§ Objective
Select and reproduce each line of the listing below that bears the string "chart".

§ Data lines
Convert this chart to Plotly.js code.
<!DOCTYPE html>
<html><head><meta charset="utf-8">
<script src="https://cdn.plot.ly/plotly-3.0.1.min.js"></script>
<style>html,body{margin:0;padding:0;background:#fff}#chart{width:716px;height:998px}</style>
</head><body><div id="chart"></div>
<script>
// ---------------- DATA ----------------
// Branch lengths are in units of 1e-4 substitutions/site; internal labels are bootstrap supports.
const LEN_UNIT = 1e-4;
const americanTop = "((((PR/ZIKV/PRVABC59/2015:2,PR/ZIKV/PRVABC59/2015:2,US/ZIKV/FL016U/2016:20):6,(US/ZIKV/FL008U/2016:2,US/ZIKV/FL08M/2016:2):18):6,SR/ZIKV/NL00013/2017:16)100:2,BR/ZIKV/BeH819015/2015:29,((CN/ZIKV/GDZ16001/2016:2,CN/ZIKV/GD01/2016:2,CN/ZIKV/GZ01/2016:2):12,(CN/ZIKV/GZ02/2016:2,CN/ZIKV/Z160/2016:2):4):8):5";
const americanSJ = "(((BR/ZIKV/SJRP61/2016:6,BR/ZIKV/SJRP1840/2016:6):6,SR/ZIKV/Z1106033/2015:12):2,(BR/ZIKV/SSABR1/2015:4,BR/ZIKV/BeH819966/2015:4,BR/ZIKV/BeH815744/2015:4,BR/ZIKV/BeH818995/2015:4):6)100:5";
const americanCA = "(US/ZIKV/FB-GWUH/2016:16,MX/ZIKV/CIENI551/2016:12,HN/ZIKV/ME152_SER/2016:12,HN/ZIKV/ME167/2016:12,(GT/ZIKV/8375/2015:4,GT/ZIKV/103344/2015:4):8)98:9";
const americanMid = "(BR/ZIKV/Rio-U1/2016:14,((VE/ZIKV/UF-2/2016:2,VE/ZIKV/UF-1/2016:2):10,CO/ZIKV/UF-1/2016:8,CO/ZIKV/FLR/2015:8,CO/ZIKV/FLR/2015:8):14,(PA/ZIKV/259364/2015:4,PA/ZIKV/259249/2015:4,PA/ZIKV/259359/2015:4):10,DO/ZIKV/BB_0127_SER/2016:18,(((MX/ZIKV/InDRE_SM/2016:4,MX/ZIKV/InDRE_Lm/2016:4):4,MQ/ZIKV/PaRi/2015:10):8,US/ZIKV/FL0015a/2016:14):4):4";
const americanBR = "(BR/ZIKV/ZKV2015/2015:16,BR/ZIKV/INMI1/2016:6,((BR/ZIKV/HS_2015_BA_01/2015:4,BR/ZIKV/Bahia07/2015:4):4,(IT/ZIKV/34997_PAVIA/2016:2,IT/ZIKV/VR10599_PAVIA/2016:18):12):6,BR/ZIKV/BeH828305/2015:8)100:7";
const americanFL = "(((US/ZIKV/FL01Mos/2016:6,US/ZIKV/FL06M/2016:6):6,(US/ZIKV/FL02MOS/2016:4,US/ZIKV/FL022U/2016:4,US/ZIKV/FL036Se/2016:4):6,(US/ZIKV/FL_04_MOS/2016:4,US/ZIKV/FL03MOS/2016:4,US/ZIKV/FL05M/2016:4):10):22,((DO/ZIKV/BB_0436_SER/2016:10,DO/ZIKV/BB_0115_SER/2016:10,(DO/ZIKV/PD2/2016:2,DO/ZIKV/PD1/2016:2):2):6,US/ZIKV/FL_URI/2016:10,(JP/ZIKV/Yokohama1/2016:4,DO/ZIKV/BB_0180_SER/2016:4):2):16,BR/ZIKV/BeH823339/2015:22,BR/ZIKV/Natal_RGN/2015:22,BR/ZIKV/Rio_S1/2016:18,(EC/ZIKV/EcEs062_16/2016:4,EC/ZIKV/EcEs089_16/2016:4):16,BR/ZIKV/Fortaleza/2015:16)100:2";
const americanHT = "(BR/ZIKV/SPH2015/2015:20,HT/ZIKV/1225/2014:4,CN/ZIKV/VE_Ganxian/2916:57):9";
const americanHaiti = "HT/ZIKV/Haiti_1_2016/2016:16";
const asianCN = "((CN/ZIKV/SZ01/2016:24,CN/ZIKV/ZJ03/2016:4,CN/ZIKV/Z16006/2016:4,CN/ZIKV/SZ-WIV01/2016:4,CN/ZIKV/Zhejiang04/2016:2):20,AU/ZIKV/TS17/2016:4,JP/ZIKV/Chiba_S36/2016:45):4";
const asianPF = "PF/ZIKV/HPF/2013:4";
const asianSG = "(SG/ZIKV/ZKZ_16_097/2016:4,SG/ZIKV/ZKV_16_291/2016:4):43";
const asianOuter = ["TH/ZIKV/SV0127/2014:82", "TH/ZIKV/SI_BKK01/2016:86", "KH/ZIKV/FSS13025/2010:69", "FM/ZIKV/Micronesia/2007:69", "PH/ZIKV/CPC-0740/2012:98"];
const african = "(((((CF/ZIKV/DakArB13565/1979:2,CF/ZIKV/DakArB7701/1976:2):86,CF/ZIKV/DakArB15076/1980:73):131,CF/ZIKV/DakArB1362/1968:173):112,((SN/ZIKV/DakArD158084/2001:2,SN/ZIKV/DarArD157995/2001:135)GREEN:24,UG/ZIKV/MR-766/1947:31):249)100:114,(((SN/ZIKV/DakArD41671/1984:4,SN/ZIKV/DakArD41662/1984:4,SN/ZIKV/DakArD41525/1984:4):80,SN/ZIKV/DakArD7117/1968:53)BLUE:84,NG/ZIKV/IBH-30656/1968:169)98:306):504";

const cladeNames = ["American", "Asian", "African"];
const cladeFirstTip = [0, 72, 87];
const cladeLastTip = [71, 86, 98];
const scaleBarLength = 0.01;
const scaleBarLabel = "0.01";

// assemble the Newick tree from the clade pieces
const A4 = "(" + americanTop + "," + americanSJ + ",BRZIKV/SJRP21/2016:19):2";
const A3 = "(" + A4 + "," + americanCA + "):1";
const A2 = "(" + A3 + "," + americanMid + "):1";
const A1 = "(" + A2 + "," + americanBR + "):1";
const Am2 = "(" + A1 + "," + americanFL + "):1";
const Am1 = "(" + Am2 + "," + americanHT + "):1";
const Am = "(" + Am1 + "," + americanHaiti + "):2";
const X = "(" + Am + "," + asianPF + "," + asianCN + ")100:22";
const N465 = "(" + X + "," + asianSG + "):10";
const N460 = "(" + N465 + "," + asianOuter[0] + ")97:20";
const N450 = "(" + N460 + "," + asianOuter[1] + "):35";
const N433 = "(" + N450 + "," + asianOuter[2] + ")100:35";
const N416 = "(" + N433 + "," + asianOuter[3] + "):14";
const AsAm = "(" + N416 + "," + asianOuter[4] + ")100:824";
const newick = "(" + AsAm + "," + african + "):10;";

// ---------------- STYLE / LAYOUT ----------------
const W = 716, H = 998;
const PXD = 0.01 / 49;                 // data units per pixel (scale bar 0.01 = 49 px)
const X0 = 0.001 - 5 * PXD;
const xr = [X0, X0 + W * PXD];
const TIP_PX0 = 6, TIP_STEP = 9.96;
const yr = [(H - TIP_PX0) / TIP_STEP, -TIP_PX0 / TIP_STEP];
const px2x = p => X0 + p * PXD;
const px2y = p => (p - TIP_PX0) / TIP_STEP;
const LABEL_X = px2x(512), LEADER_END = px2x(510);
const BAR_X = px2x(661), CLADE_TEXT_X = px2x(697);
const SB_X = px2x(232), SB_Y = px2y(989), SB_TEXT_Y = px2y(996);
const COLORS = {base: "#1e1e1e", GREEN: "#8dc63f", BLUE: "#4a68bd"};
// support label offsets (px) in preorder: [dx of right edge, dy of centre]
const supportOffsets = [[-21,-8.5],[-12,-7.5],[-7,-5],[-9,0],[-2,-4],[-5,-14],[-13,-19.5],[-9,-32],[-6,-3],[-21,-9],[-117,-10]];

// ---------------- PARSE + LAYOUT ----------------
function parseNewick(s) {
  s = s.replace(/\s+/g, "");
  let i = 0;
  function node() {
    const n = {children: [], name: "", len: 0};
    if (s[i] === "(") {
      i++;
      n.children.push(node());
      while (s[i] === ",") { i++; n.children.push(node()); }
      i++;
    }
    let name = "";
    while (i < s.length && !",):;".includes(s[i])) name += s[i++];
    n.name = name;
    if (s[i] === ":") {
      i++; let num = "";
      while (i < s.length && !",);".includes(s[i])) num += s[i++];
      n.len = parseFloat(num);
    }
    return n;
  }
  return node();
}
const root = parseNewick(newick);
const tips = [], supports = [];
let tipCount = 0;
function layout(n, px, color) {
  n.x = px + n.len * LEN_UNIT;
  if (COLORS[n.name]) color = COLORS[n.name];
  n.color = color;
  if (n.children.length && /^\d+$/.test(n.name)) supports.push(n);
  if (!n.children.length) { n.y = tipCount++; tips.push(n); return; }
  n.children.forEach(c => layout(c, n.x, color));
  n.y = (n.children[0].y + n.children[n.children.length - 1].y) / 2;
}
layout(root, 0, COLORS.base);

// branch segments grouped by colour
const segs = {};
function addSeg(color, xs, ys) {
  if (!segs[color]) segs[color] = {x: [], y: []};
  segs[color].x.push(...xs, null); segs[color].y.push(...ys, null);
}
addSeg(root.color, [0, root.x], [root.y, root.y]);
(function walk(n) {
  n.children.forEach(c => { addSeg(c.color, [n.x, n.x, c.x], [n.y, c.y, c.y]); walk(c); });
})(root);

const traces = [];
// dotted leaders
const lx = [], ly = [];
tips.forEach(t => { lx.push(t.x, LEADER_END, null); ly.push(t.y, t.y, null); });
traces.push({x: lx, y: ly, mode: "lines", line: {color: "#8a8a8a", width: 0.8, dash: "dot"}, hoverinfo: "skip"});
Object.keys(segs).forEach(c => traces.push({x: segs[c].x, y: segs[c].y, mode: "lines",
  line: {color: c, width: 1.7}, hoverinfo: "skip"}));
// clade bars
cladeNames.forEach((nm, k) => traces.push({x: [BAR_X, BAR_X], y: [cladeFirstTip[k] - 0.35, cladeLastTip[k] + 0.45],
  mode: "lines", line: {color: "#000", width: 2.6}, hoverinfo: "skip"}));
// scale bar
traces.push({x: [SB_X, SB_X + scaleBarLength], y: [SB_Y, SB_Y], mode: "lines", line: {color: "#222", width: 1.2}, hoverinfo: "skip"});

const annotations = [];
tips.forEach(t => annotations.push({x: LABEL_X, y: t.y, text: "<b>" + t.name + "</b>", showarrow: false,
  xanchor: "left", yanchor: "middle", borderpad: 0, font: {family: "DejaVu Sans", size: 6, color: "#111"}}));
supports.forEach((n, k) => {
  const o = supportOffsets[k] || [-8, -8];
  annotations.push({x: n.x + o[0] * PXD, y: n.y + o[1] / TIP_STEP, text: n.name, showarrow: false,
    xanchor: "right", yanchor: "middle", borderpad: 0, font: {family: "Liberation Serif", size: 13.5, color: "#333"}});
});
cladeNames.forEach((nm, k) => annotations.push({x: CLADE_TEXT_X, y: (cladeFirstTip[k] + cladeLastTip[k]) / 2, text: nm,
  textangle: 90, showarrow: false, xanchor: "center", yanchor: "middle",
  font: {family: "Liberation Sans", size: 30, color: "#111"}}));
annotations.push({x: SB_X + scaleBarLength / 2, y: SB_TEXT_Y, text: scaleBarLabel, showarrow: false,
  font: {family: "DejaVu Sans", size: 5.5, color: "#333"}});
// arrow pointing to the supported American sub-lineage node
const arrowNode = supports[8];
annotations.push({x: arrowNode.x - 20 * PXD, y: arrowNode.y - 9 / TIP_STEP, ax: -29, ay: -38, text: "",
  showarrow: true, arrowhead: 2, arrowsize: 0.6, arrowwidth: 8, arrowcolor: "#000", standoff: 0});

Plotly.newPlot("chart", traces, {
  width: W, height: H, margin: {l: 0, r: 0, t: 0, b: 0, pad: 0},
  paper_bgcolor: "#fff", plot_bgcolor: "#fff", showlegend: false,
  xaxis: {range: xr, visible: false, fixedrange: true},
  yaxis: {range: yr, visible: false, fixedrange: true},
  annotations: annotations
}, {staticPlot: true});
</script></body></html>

§ Complete output
Convert this chart to Plotly.js code.
<style>html,body{margin:0;padding:0;background:#fff}#chart{width:716px;height:998px}</style>
</head><body><div id="chart"></div>
Plotly.newPlot("chart", traces, {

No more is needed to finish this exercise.